Saci Lloyd (born in Manchester) is a British writer. Lloyd teaches media studies in secondary school in East London, and publishes young adult novels of dystopian near-futures. Speaking of her chosen genre, Lloyd says “The best dystopia is a lens for looking at contemporary society. I like books that get children reading, and if that means vampires and werewolves then so be it, but I think reality is a more interesting topic.” Reviewer Rebecca Onion describes Lloyd's genre as “soft apocalypse,” which “chronicle[s] societies changing as a result of a series of rolling crises, rather than in the blink of an eye, as from a nuclear blast....” Onion continues “Because they take this ‘soft’ approach, Lloyd’s Carbon Diaries books are wonderful at showing the effects of climate change and scarcity on everyday life; they’re also completely terrifying.”

==Works==
- Lloyd, Saci (2009). "The Carbon Diaries: 2015"
- Lloyd, Saci (2010). "The Carbon Diaries: 2017"
- Lloyd, Saci (2011). "Momentum"
- Lloyd, Saci (2013). "Quantum Drop"
- Lloyd, Saci (2015). "It's the End of the World as We Know It"

===The Carbon Diaries: 2015===

The Carbon Diaries: 2015 is a 2009 young adult novel written by Saci Lloyd, popular in the United Kingdom.

The book chronicles a year of the life of Laura, a sixteen-year-old student in London, as the UK imposes carbon rationing in the wake of weather-related disasters.
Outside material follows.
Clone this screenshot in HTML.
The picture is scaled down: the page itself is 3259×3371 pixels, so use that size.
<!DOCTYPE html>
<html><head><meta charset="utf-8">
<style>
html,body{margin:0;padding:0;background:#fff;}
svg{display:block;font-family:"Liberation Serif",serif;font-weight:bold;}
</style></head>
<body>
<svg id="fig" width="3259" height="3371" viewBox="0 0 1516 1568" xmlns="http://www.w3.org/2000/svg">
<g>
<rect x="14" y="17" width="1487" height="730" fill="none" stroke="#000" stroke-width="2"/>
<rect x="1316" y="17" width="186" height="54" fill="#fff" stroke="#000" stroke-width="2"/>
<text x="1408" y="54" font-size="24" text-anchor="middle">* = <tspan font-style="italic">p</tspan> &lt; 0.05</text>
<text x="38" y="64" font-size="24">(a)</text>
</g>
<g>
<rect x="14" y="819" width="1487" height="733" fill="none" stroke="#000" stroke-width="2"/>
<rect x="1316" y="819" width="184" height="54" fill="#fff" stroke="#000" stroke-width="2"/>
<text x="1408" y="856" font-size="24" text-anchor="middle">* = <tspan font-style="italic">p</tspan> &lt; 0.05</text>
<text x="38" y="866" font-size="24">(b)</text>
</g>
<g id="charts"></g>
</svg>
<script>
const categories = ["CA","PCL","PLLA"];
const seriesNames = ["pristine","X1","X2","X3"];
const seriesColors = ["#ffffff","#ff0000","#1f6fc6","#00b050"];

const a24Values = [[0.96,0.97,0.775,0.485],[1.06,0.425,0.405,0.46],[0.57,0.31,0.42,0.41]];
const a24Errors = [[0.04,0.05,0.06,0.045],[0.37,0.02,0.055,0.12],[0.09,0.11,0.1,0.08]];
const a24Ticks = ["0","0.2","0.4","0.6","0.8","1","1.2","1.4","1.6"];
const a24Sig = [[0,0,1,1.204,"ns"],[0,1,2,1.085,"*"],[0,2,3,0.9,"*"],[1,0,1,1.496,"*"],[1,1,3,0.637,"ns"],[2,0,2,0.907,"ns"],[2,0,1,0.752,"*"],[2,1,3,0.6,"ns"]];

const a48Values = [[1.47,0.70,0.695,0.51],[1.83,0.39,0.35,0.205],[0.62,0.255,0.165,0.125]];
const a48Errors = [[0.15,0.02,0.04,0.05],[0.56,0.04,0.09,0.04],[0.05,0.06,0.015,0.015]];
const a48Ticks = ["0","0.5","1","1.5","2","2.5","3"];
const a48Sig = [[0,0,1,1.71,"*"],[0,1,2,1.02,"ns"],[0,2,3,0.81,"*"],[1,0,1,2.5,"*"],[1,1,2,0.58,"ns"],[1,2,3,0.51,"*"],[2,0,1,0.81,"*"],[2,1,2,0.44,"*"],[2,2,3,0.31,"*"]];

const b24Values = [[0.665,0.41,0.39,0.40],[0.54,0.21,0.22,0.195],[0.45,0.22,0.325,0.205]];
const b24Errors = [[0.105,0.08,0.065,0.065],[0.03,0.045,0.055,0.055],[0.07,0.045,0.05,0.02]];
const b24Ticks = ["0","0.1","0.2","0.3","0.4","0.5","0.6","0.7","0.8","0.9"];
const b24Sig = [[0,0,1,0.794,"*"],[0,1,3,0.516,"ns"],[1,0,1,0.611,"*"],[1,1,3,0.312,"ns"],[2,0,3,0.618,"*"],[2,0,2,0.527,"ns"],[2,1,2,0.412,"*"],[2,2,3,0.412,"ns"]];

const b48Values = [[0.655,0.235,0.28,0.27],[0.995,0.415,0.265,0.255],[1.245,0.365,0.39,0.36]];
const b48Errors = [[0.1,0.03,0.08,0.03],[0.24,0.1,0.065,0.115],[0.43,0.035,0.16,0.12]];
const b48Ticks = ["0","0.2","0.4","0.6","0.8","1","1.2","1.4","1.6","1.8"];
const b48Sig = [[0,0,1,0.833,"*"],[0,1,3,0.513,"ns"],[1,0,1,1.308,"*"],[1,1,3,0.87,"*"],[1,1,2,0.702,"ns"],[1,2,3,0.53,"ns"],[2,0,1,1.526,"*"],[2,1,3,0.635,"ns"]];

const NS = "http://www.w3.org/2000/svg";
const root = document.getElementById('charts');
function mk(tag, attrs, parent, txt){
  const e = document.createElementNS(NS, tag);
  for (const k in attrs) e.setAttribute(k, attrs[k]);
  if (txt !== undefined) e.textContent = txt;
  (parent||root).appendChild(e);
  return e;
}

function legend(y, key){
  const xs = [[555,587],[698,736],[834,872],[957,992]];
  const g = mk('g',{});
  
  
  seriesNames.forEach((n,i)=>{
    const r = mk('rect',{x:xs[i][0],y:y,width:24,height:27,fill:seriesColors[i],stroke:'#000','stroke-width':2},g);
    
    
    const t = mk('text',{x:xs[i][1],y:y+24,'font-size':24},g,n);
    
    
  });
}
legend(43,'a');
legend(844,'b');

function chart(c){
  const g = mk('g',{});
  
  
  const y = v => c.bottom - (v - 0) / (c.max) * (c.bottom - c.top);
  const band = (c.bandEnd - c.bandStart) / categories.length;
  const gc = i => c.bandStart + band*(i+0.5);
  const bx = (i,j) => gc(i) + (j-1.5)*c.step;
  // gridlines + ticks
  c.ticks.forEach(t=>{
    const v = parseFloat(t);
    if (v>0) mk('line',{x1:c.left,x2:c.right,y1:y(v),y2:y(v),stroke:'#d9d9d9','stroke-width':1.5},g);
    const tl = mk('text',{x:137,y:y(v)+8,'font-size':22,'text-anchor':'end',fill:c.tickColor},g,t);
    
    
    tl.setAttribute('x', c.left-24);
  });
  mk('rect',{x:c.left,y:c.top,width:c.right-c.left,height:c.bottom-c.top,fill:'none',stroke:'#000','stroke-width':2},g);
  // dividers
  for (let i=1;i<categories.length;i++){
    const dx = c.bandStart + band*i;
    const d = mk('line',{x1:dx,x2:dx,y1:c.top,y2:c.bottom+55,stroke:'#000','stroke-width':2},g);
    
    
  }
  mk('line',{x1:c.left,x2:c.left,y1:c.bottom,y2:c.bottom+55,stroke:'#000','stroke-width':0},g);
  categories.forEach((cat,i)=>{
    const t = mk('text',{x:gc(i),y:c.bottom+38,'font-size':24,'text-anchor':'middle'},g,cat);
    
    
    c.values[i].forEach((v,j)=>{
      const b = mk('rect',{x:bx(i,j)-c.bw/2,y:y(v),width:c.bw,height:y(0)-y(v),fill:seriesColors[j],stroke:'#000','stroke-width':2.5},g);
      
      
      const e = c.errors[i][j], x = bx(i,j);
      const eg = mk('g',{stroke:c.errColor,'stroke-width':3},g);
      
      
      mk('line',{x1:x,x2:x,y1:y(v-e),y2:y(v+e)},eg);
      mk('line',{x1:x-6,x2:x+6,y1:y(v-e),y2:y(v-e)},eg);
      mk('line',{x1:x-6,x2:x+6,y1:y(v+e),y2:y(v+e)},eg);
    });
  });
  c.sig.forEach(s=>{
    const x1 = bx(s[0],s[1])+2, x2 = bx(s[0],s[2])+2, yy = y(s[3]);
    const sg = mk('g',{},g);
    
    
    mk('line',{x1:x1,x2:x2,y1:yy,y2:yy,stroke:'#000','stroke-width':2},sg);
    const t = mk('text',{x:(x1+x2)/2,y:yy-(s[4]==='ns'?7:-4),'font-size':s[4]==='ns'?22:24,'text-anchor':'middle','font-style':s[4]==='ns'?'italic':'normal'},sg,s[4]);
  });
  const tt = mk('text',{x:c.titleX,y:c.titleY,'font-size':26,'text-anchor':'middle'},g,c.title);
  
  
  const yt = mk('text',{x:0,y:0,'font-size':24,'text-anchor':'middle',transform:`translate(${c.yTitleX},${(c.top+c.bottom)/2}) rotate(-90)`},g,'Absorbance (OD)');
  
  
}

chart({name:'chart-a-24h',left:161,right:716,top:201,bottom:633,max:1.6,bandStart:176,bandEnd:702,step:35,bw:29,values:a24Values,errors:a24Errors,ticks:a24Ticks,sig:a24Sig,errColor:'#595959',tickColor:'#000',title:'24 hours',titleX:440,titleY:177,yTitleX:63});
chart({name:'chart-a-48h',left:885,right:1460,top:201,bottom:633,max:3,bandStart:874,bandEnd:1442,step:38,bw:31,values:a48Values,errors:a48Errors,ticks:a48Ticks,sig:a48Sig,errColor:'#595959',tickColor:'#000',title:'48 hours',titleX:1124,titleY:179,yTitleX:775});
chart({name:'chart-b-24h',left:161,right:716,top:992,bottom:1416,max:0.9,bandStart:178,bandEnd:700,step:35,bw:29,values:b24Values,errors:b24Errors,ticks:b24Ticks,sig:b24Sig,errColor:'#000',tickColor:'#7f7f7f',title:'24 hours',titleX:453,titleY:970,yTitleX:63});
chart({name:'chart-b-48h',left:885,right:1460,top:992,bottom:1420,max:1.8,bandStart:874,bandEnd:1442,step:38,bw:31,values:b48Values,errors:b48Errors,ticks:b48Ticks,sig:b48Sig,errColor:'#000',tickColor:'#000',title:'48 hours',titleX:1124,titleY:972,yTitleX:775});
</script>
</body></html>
The stresses of rationing and extreme weather tear at the social fabric of Europe and England, while Laura's family is torn apart as her father loses his job and her selfish older sister refuses to adapt. Laura just wants to live a normal life, attract the attention of the fetching and accomplished boy next door, and practice with her friends in her garage band.